Sessions noted the Trump administration’s commitment to religious freedom, citing the president’s Christian invocation of “Merry Christmas,” as well as its support of Colorado baker Jack Phillips, who refused service to a gay couple due to his Christian beliefs. The Trump administration has also enacted policies that closely align with the political agenda of conservative US Christians, including cutting funds to organizations that offer abortion counseling, allowing religious employers to decline to provide birth control to employees, and attempting to ban transgender people from the military.
The administration has not shown the same attention to the political claims of other religious groups. However, Sessions pointed out that the DOJ’s protection of religion also protects non-Christians, listing cases in which the government sued against local zoning laws in order to allow religious groups including Orthodox Jews, Muslims, and Hindus to build places of worship.
The 20 principles enforced by the Religious Liberty Task Force
- The freedom of religion is a fundamental right of paramount importance, expressly protected by federal law.
- The free exercise of religion includes the right to act or abstain from action in accordance with one’s religious beliefs.
- The freedom of religion extends to persons and organizations.
- Americans do not give up their freedom of religion by participating in the marketplace, partaking of the public square, or interacting with government.
- Government may not restrict acts or abstentions because of the beliefs they display.
- Government may not target religious individuals or entities for special disabilities based on their religion.
- Government may not target religious individuals or entities through discriminatory enforcement of neutral, generally applicable laws.

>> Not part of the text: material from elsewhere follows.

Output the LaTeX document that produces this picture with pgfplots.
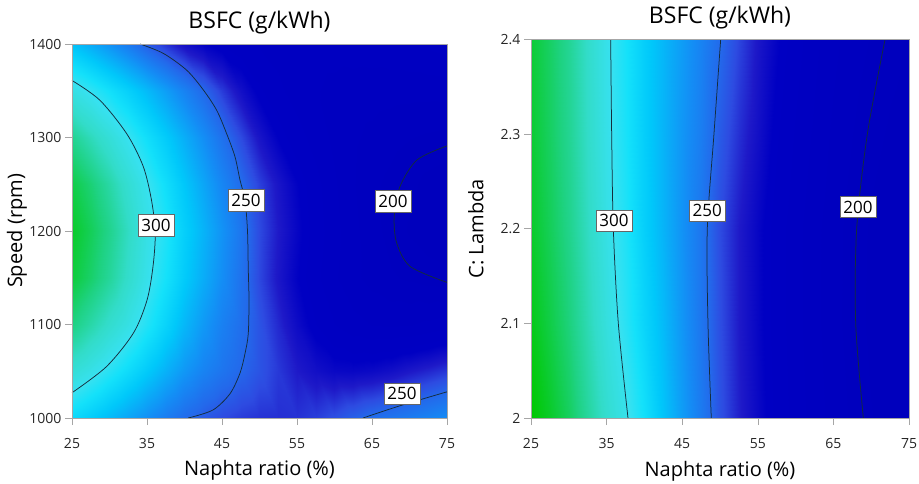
\documentclass[border=0pt]{standalone}
\usepackage{fontspec}
\setmainfont{Open Sans}
\usepackage{pgfplots}
\usepackage{pgfplotstable}
\pgfplotsset{compat=1.18}
\definecolor{cline}{RGB}{20,45,60}

\pgfplotstableread{
x y f
25 1000 288
27.5 1000 282
30 1000 276
32.5 1000 269.5
35 1000 263
37.5 1000 256.5
40 1000 251
42.5 1000 246.5
45 1000 243
47.5 1000 240.5
50 1000 239
52.5 1000 238.5
55 1000 239
57.5 1000 241
60 1000 244
62.5 1000 248
65 1000 251.5
67.5 1000 254
70 1000 256.5
72.5 1000 259
75 1000 262
25 1050 310
27.5 1050 303.5
30 1050 296.5
32.5 1050 289
35 1050 281
37.5 1050 273
40 1050 265.5
42.5 1050 259
45 1050 254
47.5 1050 249.5
50 1050 245
52.5 1050 240
55 1050 235
57.5 1050 231.5
60 1050 229
62.5 1050 228.5
65 1050 229.5
67.5 1050 231.5
70 1050 234.5
72.5 1050 237
75 1050 240
25 1100 330
27.5 1100 321.5
30 1100 313
32.5 1100 304.5
35 1100 295
37.5 1100 285
40 1100 275
42.5 1100 266
45 1100 258
47.5 1100 252
50 1100 245
52.5 1100 237.5
55 1100 230
57.5 1100 223.5
60 1100 218.5
62.5 1100 215
65 1100 213
67.5 1100 212.5
70 1100 213
72.5 1100 214.5
75 1100 216
25 1150 342
27.5 1150 334
30 1150 325
32.5 1150 313.5
35 1150 302
37.5 1150 292
40 1150 281.5
42.5 1150 272
45 1150 262.5
47.5 1150 253
50 1150 242.5
52.5 1150 234
55 1150 226.5
57.5 1150 219.5
60 1150 214
62.5 1150 209.5
65 1150 206
67.5 1150 203.5
70 1150 202
72.5 1150 200.5
75 1150 199.5
25 1200 345
27.5 1200 337
30 1200 328
32.5 1200 316
35 1200 304
37.5 1200 294.5
40 1200 283.5
42.5 1200 274
45 1200 264
47.5 1200 254.5
50 1200 243
52.5 1200 235
55 1200 228
57.5 1200 221
60 1200 215
62.5 1200 209.5
65 1200 205
67.5 1200 200.8
70 1200 197
72.5 1200 194.5
75 1200 193
25 1250 340
27.5 1250 332
30 1250 322.5
32.5 1250 311
35 1250 300.5
37.5 1250 290
40 1250 280
42.5 1250 270
45 1250 260
47.5 1250 251
50 1250 241.5
52.5 1250 233.5
55 1250 226.5
57.5 1250 220
60 1250 214
62.5 1250 208.5
65 1250 204
67.5 1250 201.5
70 1250 199
72.5 1250 196
75 1250 194.5
25 1300 327
27.5 1300 318
30 1300 309.5
32.5 1300 300
35 1300 290.5
37.5 1300 281.5
40 1300 272.5
42.5 1300 263
45 1300 253
47.5 1300 243
50 1300 233.5
52.5 1300 226
55 1300 220.5
57.5 1300 216
60 1300 212
62.5 1300 209
65 1300 206.5
67.5 1300 204.5
70 1300 203
72.5 1300 202
75 1300 201.2
25 1350 305
27.5 1350 298.5
30 1350 291.5
32.5 1350 284
35 1350 276
37.5 1350 267.5
40 1350 259
42.5 1350 250.3
45 1350 240.5
47.5 1350 231.5
50 1350 224.5
52.5 1350 219.5
55 1350 216
57.5 1350 213.5
60 1350 212
62.5 1350 211
65 1350 210.5
67.5 1350 210
70 1350 209.8
72.5 1350 209.8
75 1350 210
25 1400 278
27.5 1400 271
30 1400 264
32.5 1400 256
35 1400 247
37.5 1400 239
40 1400 232
42.5 1400 227
45 1400 223
47.5 1400 220
50 1400 218
52.5 1400 216.5
55 1400 215.5
57.5 1400 215
60 1400 215
62.5 1400 215.5
65 1400 216
67.5 1400 217
70 1400 218
72.5 1400 219.5
75 1400 221
}\speedtable

\pgfplotstableread{
x y f
25 2.0 353
27.5 2.0 345
30 2.0 336
32.5 2.0 324
35 2.0 312
37.5 2.0 302.5
40 2.0 291.5
42.5 2.0 279
45 2.0 267
47.5 2.0 256
50 2.0 244.5
52.5 2.0 236
55 2.0 229
57.5 2.0 222
60 2.0 216
62.5 2.0 210.5
65 2.0 206
67.5 2.0 202
70 2.0 198
72.5 2.0 195.5
75 2.0 194
25 2.1 348
27.5 2.1 340
30 2.1 331
32.5 2.1 319
35 2.1 306.5
37.5 2.1 296.5
40 2.1 286
42.5 2.1 276
45 2.1 265
47.5 2.1 254.5
50 2.1 243.5
52.5 2.1 235
55 2.1 228
57.5 2.1 221
60 2.1 215
62.5 2.1 209.5
65 2.1 204.8
67.5 2.1 200.6
70 2.1 196.5
72.5 2.1 194
75 2.1 192.5
25 2.2 345
27.5 2.2 337
30 2.2 328
32.5 2.2 316
35 2.2 304
37.5 2.2 294.5
40 2.2 283.5
42.5 2.2 274
45 2.2 264
47.5 2.2 254.5
50 2.2 243
52.5 2.2 235
55 2.2 228
57.5 2.2 221
60 2.2 215
62.5 2.2 209.5
65 2.2 205
67.5 2.2 200.8
70 2.2 197
72.5 2.2 194.5
75 2.2 193
25 2.3 343.5
27.5 2.3 335.5
30 2.3 326.5
32.5 2.3 314.5
35 2.3 302.5
37.5 2.3 293
40 2.3 283
42.5 2.3 274
45 2.3 265
47.5 2.3 257
50 2.3 246.5
52.5 2.3 238.5
55 2.3 231.5
57.5 2.3 224
60 2.3 217.5
62.5 2.3 212
65 2.3 207
67.5 2.3 203
70 2.3 199.5
72.5 2.3 197
75 2.3 195.5
25 2.4 343
27.5 2.4 335
30 2.4 326
32.5 2.4 314
35 2.4 302
37.5 2.4 292.5
40 2.4 283
42.5 2.4 275
45 2.4 267
47.5 2.4 259
50 2.4 250.5
52.5 2.4 242
55 2.4 234
57.5 2.4 227
60 2.4 220.5
62.5 2.4 214.5
65 2.4 209.5
67.5 2.4 205.5
70 2.4 202.5
72.5 2.4 199.5
75 2.4 197
}\lambdatable

\tikzset{lbl/.style={draw=gray!80!black, fill=white, inner xsep=3.5pt, inner ysep=4.5pt, line width=0.6pt, font=\fontsize{17}{19}\selectfont}}

\pgfplotsset{
  colormap={bsfc}{rgb255(0pt)=(0,0,188); rgb255(36pt)=(0,0,195); rgb255(45pt)=(30,25,200);
    rgb255(53pt)=(45,75,225); rgb255(60pt)=(35,105,235); rgb255(72pt)=(20,140,245);
    rgb255(90pt)=(0,200,250); rgb255(102pt)=(20,225,250); rgb255(110pt)=(55,225,240);
    rgb255(125pt)=(50,220,200); rgb255(140pt)=(30,210,130); rgb255(162pt)=(0,200,0)},
  myax/.style={
    scale only axis,
    colormap name=bsfc,
    point meta min=190, point meta max=352,
    tick align=outside, tick pos=left,
    axis line style={gray!70},
    major tick style={gray!70, line width=0.6pt},
    major tick length=7pt,
    tick label style={font=\fontsize{14}{16}\selectfont, text=black!85},
    xticklabel style={yshift=-10pt},
    title style={font=\fontsize{23}{26}\selectfont, at={(axis description cs:0.5,1.042)}, anchor=center},
    /pgf/number format/assume math mode=true,
    /pgf/number format/1000 sep={},
    scaled ticks=false,
    xmin=25, xmax=75, xtick={25,35,45,55,65,75},
    xlabel={Naphta ratio (\%)},
    title={BSFC (g/kWh)},
    axis on top,
  },
  cont/.style={no markers, smooth, line width=0.75pt, color=cline},
}

\begin{document}
\begin{tikzpicture}
\path[use as bounding box] (0,0) rectangle (919pt,483pt);

\begin{axis}[myax, at={(72pt,65pt)}, anchor=south west, width=375pt, height=374pt,
  ymin=1000, ymax=1400, ytick={1000,1100,1200,1300,1400}, ylabel={Speed (rpm)},
  xlabel style={font=\fontsize{20}{24}\selectfont, at={(axis description cs:0.5,-0.139)}, anchor=center},
  ylabel style={font=\fontsize{20}{24}\selectfont, at={(axis description cs:-0.147,0.5)}, anchor=center}]
\addplot[surf, shader=interp, mesh/cols=21, point meta=explicit] table[x=x, y=y, meta=f] {\speedtable};
\addplot[cont] coordinates {(25,1361) (28.7,1340) (32.3,1304) (34.5,1269) (35.6,1233) (36.1,1198) (35.8,1162) (35.0,1126) (33.2,1091) (29.6,1055) (25,1027)};
\addplot[cont] coordinates {(34.07,1400) (37.17,1390) (40.29,1372) (42.5,1351) (44.3,1329) (45.6,1304.5) (46.73,1279.5) (47.4,1254.5) (48.07,1233) (48.4,1200) (48.5,1160) (48.6,1126) (48.5,1090) (48.07,1069) (47.4,1048) (46.07,1026) (43.8,1008.6) (40.5,1000)};
\addplot[cont] coordinates {(75,1291) (71.0,1276) (68.7,1247) (67.96,1215) (68.3,1187) (70.1,1162) (75,1145)};
\addplot[cont] coordinates {(63.8,1000) (68.7,1013) (75,1028)};
\node[lbl] at (axis cs:36.2,1206) {300};
\node[lbl] at (axis cs:48.2,1233) {250};
\node[lbl] at (axis cs:67.8,1232) {200};
\node[lbl] at (axis cs:69.0,1026) {250};
\end{axis}

\begin{axis}[myax, at={(531pt,65pt)}, anchor=south west, width=378pt, height=378.5pt,
  ymin=2, ymax=2.4, ytick={2,2.1,2.2,2.3,2.4}, ylabel={C: Lambda},
  xlabel style={font=\fontsize{20}{24}\selectfont, at={(axis description cs:0.5,-0.142)}, anchor=center},
  ylabel style={font=\fontsize{20}{24}\selectfont, at={(axis description cs:-0.1455,0.5)}, anchor=center}]
\addplot[surf, shader=interp, mesh/cols=21, point meta=explicit] table[x=x, y=y, meta=f] {\lambdatable};
\addplot[cont] coordinates {(37.83,2.0) (36.55,2.1) (35.89,2.2) (35.67,2.3) (35.54,2.4)};
\addplot[cont] coordinates {(48.85,2.0) (48.41,2.1) (48.32,2.2) (49.2,2.3) (50.09,2.4)};
\addplot[cont] coordinates {(68.96,2.0) (67.95,2.1) (68.08,2.2) (69.49,2.3) (71.83,2.4)};
\node[lbl] at (axis cs:35.98,2.2085) {300};
\node[lbl] at (axis cs:48.32,2.219) {250};
\node[lbl] at (axis cs:68.25,2.223) {200};
\end{axis}
\end{tikzpicture}
\end{document}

- Government may not officially favor or disfavor particular religious groups.
- Government may not interfere with the autonomy of a religious organization.
- The Religious Freedom Restoration Act of 1993 prohibits the federal government from substantially burdening any aspect of religious observance or practice, unless imposition of that burden on a particular religious adherent satisfies strict scrutiny.
- RFRA’s protection extends not just to individuals, but also to organizations, associations, and at least some for-profit corporations.
- RFRA does not permit the federal government to second-guess the reasonableness of a religious belief.
- A governmental action substantially burdens an exercise of religion under RFRA if it bans an aspect of an adherent’s religious observance or practice, compels an act inconsistent with that observance or practice, or substantially pressures the adherent to modify such observance or practice.
- The strict scrutiny standard applicable to RFRA is exceptionally demanding.
- RFRA applies even where a religious adherent seeks an exemption from a legal obligation requiring the adherent to confer benefits on third parties.
- Title VII of the Civil Rights Act of 1964, as amended, prohibits covered employers from discriminating against individuals on the basis of their religion.
- Title VIl’s protection extends to discrimination on the basis of religious observance or practice as well as belief, unless the employer cannot reasonably accommodate such observance or practice without undue hardship on the business.
- The Clinton Guidelines on Religious Exercise and Religious Expression in the Federal Workplace provide useful examples for private employers of reasonable accommodations for religious observance and practice in the workplace.
- Religious employers are entitled to employ only persons whose beliefs and conduct are consistent with the employers’ religious precepts.
- As a general matter, the federal government may not condition receipt of a federal grant or contract on the effective relinquishment of a religious organization’s hiring exemptions or attributes of its religious character.